The shuttle moves away from the Earth (and approaches distant planet) at 1.2c! We can do that!

No. The separation rate of Earth and shuttle is 1.2c as seen from the base station. But that's not the speed of anything. The speed of the shuttle with respect to Earth will be 0.88c. As I stated earlier, there is no frame in which anything (Earth, base station, or shuttle) is moving faster than c.

 

[Drakkith]

Valjok, an object cannot exceed c with relation between that objects frame of reference and another objects frame. The space station is a THIRD frame. You are not comparing the speed of the shuttle to the station, but to the Earth, so you MUST use either the shuttle's frame or the Earth's frame.

 

[valjok]

> But that's not the speed of anything

The speeds of particles in accelerator must be measurable from the accelerator frame. You take two accelerators firing to each other. The speed of distance closure between approaching particles is measurable. Why is it "nothing"?
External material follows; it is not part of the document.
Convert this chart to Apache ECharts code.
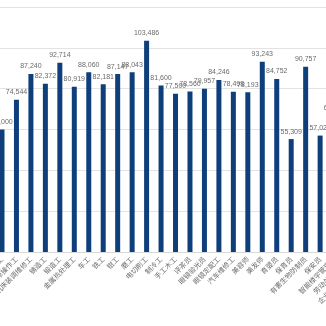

Why the "closing speed" between two particles is downgraded to "nothing" when viewpoint is changed to a 3rd party?



> Your calculations are correct. Energy is conserved, but it is frame-variant.

OK. It is because even one object alters its mc^2 when we observe it from another frame. The sum of its parts changes accordingly.

 

[Doc Al]

> But that's not the speed of anything

The speeds of particles in accelerator must be measurable from the accelerator frame. You take two accelerators firing to each other. The speed of distance closure between approaching particles is measurable. Why is it "nothing"?

Why the "closing speed" between two particles is downgraded to "nothing" when viewpoint is changed to a 3rd party?

The closing 'speed' is definitely meaningful, but it's not the speed of anything. It's a calculated rate. Example: I shoot two light beams towards each other. As measured by me, the beams close the distance at a rate of 2c. Yet nothing is moving at twice the speed of light.

If the accelerated particles approach each other with a speed of v with respect to the lab, their closing speed is 2v (in the lab frame). But that's not the relative velocity of the particles.